La modélisation des scénarios du professeur et de son équipe de chercheurs se base sur différentes données. D’abord ils projettent la demande en énergie des différents secteurs, dans les différents Etats, à 2050. Ensuite, ils se basent sur un superordinateur qui prédit les conditions météo, notamment celles du vent et du soleil, pour chaque Etat, toutes les 30 secondes. Au final, ces éléments doivent être calculés en même temps : au moment X, avec telle demande, avec tel taux d’ensoleillement et/ou de vent, combien d’électricité peuvent produire l’eau, le soleil et le vent?

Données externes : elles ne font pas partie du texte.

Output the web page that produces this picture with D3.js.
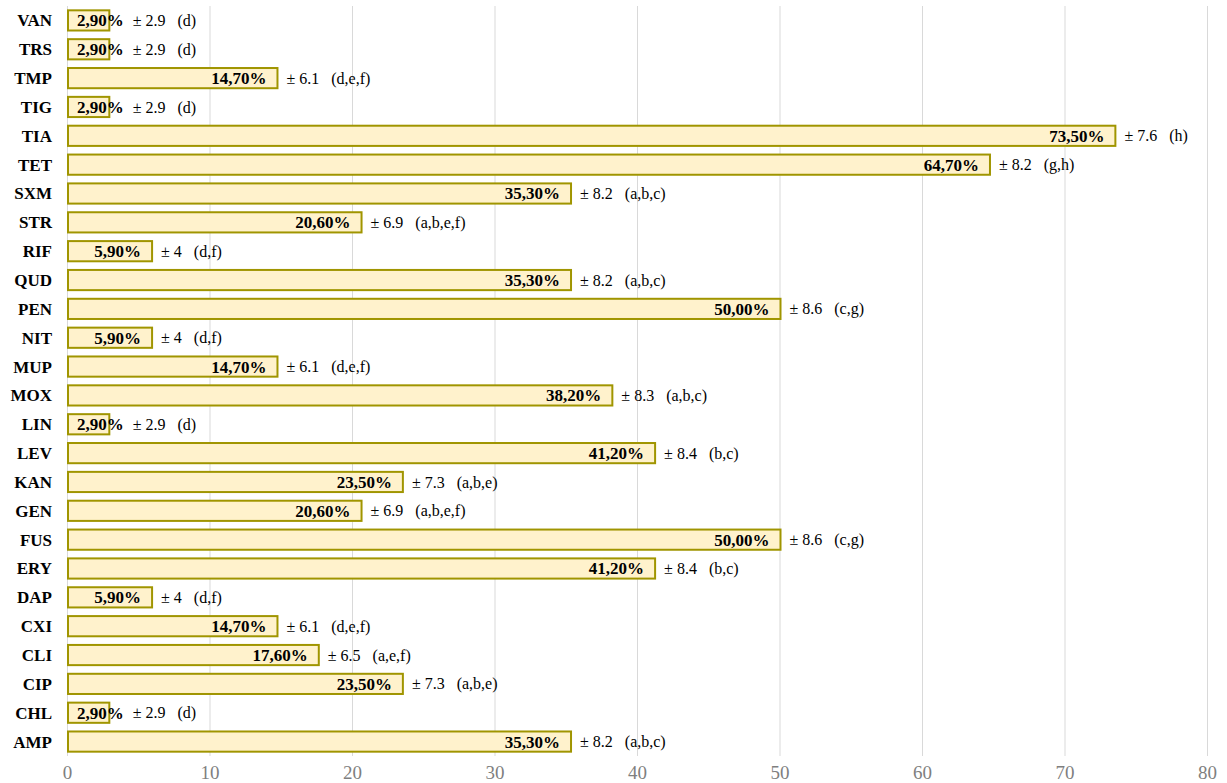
<!DOCTYPE html>
<html>
<head>
<meta charset="utf-8">
<script src="https://cdn.jsdelivr.net/npm/d3@7"></script>
<style>
  body { margin: 0; background: #fff; }
  text { font-family: "Liberation Serif", "Times New Roman", serif; }
</style>
</head>
<body>
<div id="svgcontainer"></div>
<script>
// antibiotics, top to bottom as shown
var categories = ["VAN","TRS","TMP","TIG","TIA","TET","SXM","STR","RIF","QUD","PEN","NIT","MUP",
                  "MOX","LIN","LEV","KAN","GEN","FUS","ERY","DAP","CXI","CLI","CIP","CHL","AMP"];
var values = [2.9,2.9,14.7,2.9,73.5,64.7,35.3,20.6,5.9,35.3,50.0,5.9,14.7,
              38.2,2.9,41.2,23.5,20.6,50.0,41.2,5.9,14.7,17.6,23.5,2.9,35.3];
var errors = ["2.9","2.9","6.1","2.9","7.6","8.2","8.2","6.9","4","8.2","8.6","4","6.1",
              "8.3","2.9","8.4","7.3","6.9","8.6","8.4","4","6.1","6.5","7.3","2.9","8.2"];
var groups = ["d","d","d,e,f","d","h","g,h","a,b,c","a,b,e,f","d,f","a,b,c","c,g","d,f","d,e,f",
              "a,b,c","d","b,c","a,b,e","a,b,e,f","c,g","b,c","d,f","d,e,f","a,e,f","a,b,e","d","a,b,c"];
var xTicks = [0,10,20,30,40,50,60,70,80];

var W = 1227, H = 783,
    margin = {top: 6, right: 20, bottom: 27, left: 67},
    width = 1207 - margin.left,
    height = 756 - margin.top;

var svg = d3.select("div#svgcontainer").append("svg")
    .attr("width", W).attr("height", H);
var g = svg.append("g").attr("transform", "translate(" + margin.left + "," + margin.top + ")");

var x = d3.scaleLinear().domain([0, 80]).range([0, width]);
var y = d3.scaleBand().domain(categories).range([0, height]).paddingInner(0.3).paddingOuter(0.15);

// gridlines
g.selectAll(".grid").data(xTicks).enter().append("line")
  .attr("x1", function(d){ return x(d) + 0.5 }).attr("x2", function(d){ return x(d) + 0.5 })
  .attr("y1", 0).attr("y2", height)
  .style("stroke", "#d9d9d9").style("stroke-width", 1);

// x axis labels
var xAxis = g.append("g")
  .attr("transform", "translate(0," + height + ")")
  .call(d3.axisBottom(x).tickValues(xTicks).tickSize(0).tickPadding(10));
xAxis.select(".domain").remove();
xAxis.selectAll("text")
  .style("font-family", "'Liberation Serif', 'Times New Roman', serif")
  .style("font-size", "19px").style("fill", "#7f7f7f");

// category labels
g.selectAll(".cat").data(categories).enter().append("text")
  .attr("x", -15)
  .attr("y", function(d){ return y(d) + y.bandwidth() / 2 })
  .attr("dy", "0.35em")
  .attr("text-anchor", "end")
  .style("font-weight", "bold").style("font-size", "17px").style("fill", "#000")
  .text(function(d){ return d });

var rows = categories.map(function(c, i){
  return {cat: c, v: values[i], err: errors[i], grp: groups[i]};
});

var row = g.selectAll(".row").data(rows).enter().append("g").attr("class", "row");

row.append("rect")
  .attr("x", x(0) + 1)
  .attr("y", function(d){ return y(d.cat) })
  .attr("width", function(d){ return x(d.v) - x(0) })
  .attr("height", y.bandwidth())
  .style("fill", "#fff2cc").style("stroke", "#a09500").style("stroke-width", 2);

row.each(function(d){
  var r = d3.select(this),
      cy = y(d.cat) + y.bandwidth() / 2;
  var lab = r.append("text")
    .attr("y", cy).attr("dy", "0.35em")
    .attr("text-anchor", "end")
    .style("font-weight", "bold").style("font-size", "17px").style("fill", "#000")
    .text(d3.format(".2f")(d.v).replace(".", ",") + "%");
  var w = lab.node().getComputedTextLength();
  var end = Math.max(x(d.v) - 10, x(0) + 10 + w);
  lab.attr("x", end);
  var ax = Math.max(x(d.v) + 1, end) + 9;
  var ann = r.append("text")
    .attr("x", ax).attr("y", cy).attr("dy", "0.35em")
    .style("font-size", "16px").style("fill", "#000");
  ann.append("tspan").text("\u00b1 " + d.err);
  ann.append("tspan").attr("dx", 12).text("(" + d.grp + ")");
});
</script>
</body>
</html>
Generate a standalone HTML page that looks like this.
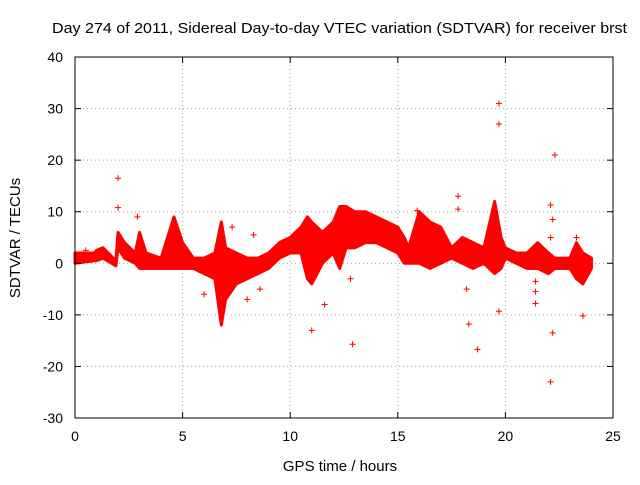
<!DOCTYPE html>
<html><head><meta charset="utf-8"><style>
body{margin:0;background:#fff}
svg{font-family:"Liberation Sans",sans-serif;font-size:14px}
</style></head><body>
<svg width="640" height="480">
<g id="grid"></g>
<g id="marks"></g>
<rect x="75" y="57" width="538" height="361" fill="none" stroke="#000"/>
<g id="axes"></g>
<text x="52" y="33" textLength="575" lengthAdjust="spacingAndGlyphs" font-size="15">Day 274 of 2011, Sidereal Day-to-day VTEC variation (SDTVAR) for receiver brst</text>
<text x="340" y="471" text-anchor="middle" font-size="15">GPS time / hours</text>
<text transform="translate(20,238) rotate(-90)" text-anchor="middle" font-size="15">SDTVAR / TECUs</text>
</svg>
<script>
const xTicks=[0,5,10,15,20,25];
const yTicks=[-30,-20,-10,0,10,20,30,40];
const bandT=[0,0.9,1.0,1.3,1.9,2.0,2.3,2.8,3.0,3.3,4.0,4.6,5.0,5.5,6.0,6.5,6.8,7.0,7.5,8.0,8.5,9.0,9.5,10.0,10.5,10.8,11.0,11.5,12.0,12.3,12.6,13.0,13.5,14.0,14.5,15.0,15.3,15.5,16.0,16.5,17.0,17.5,18.0,18.5,19.0,19.5,19.8,20.0,20.5,21.0,21.5,22.0,22.3,23.0,23.3,23.6,24.0];
const bandLo=[0,0.5,0.5,1,-0.5,3,1,0,-1,-1,-1,-1,-1,-1,-2,-3,-12,-7,-4,-3,-2,-1,1,2,2,-3,-4,0,2,-1,3,3,4,4,3,2,0,0,0,-1,0,1,0,-1,0,-2,-1,1,0,-1,-1,-2,-1,-1,-3,-4,-1];
const bandHi=[2,2,2.5,3,0.5,6,4,2,6,2,1,9,4,1,1,2,8,3,2,1,1,2,4,5,7,9,8,6,8,11,11,10,10,9,8,7,5,3,10,8,7,3,5,4,3,12,5,3,2,2,4,2,1,1,4,2,1];
const outT=[2.0,2.0,2.9,0.5,7.3,8.3,8.6,8.0,6.0,11.0,11.6,12.8,12.9,15.9,17.8,17.8,18.2,18.3,18.7,19.7,19.7,19.7,21.4,21.4,21.4,22.1,22.2,22.3,22.2,22.1,22.1,23.3,23.6];
const outV=[16.5,10.8,9,2.5,7,5.5,-5,-7,-6,-13,-8,-3,-15.7,10.2,13,10.5,-5,-11.8,-16.7,31,27,-9.3,-3.5,-5.5,-7.8,11.3,8.5,21,-13.5,-23,5,5,-10.2];
const NS='http://www.w3.org/2000/svg';
const X0=75,X1=613,Y0=418,Y1=57;
const sx=v=>X0+(v-0)/(25-0)*(X1-X0);
const sy=v=>Y0-(v+30)/70*(Y0-Y1);
function mk(t,a,p){const e=document.createElementNS(NS,t);for(const k in a)e.setAttribute(k,a[k]);p.appendChild(e);return e;}
const grid=document.getElementById('grid'),axes=document.getElementById('axes'),marks=document.getElementById('marks');
xTicks.forEach(v=>{const x=sx(v);
 if(v>0&&v<25){const g=mk('line',{x1:x,x2:x,y1:Y0,y2:Y1,stroke:'#a0a0a0','stroke-dasharray':'1,3'},grid);
 
 }
 mk('line',{x1:x,x2:x,y1:Y0,y2:Y0-6,stroke:'#000'},axes);
 mk('line',{x1:x,x2:x,y1:Y1,y2:Y1+6,stroke:'#000'},axes);
 const t=mk('text',{x:x,y:Y0+23,'text-anchor':'middle'},axes);t.textContent=v;
 
 });
yTicks.forEach(v=>{const y=sy(v);
 if(v>-30&&v<40){const g=mk('line',{x1:X0,x2:X1,y1:y,y2:y,stroke:'#a0a0a0','stroke-dasharray':'1,3'},grid);
 
 }
 mk('line',{x1:X0,x2:X0+6,y1:y,y2:y,stroke:'#000'},axes);
 mk('line',{x1:X1,x2:X1-6,y1:y,y2:y,stroke:'#000'},axes);
 const t=mk('text',{x:X0-12,y:y+5,'text-anchor':'end'},axes);t.textContent=v;
 
 });
let pts=[];
for(let i=0;i<bandT.length;i++)pts.push(sx(bandT[i])+','+sy(bandHi[i]));
for(let i=bandT.length-1;i>=0;i--)pts.push(sx(bandT[i])+','+sy(bandLo[i]));
const band=mk('polygon',{points:pts.join(' '),fill:'#ff0000',stroke:'#ff0000','stroke-width':3,'stroke-linejoin':'round'},marks);


outT.forEach((t,i)=>{const x=sx(t),y=sy(outV[i]);
 const p=mk('path',{d:`M${x-3},${y}H${x+3}M${x},${y-3}V${y+3}`,stroke:'#ff0000','stroke-width':1},marks);
 
 });
</script>
</body></html>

Des modèles détaillés sont déjà disponibles pour les Etats de New York, de Californie, d’Alaska, Hawaii, le Texas et la Floride, et un autre encore pour les 48 Etats contigus. Ils représentent la répartition de l’éolien on- et off-shore, du solaire sur les toits et dans une centrale dédiée, les turbines de barrages et celles dans les mers, voire encore l’énergie géothermique.

Altercation avec Bill Gates et son nucléaire

Les critiques de Jacobson, qui a coécrit un livre sur le climat avec Bernie Sanders, sont nombreuses, notamment concernant les inquiétudes de blackouts. Une joute médiatique a notamment eu lieu avec Bill Gates. Le fondateur de Microsoft est également préoccupé par le changement climatique, mais mise sur le nucléaire pour réduire les gaz à effet de serre, notamment les réacteurs refroidis aux sels de sodium (natrium en anglais).

Jacobson trouve l’intérêt de Bill Gates surtout financier. Bill Gates a alors rétorqué, dans une autre émission, que l’innovation était nécessaire pour combattre le réchauffement climatique, et que sans, ça ne serait pas possible. Un type d’argumentaire souvent échangé entre défenseurs du renouvelable et ceux du nucléaire ou d’autres technologies.

Le défi principal que voit Jacobson est alors de convaincre les sceptiques de ses modèles que les scénarios sont possibles sans blackouts. À terme, la technologie permettra même de faire des bateaux et des avions qui sont alimentés aux énergies renouvelables ; technologie existante, mais pas encore commercialisée, explique-t-il.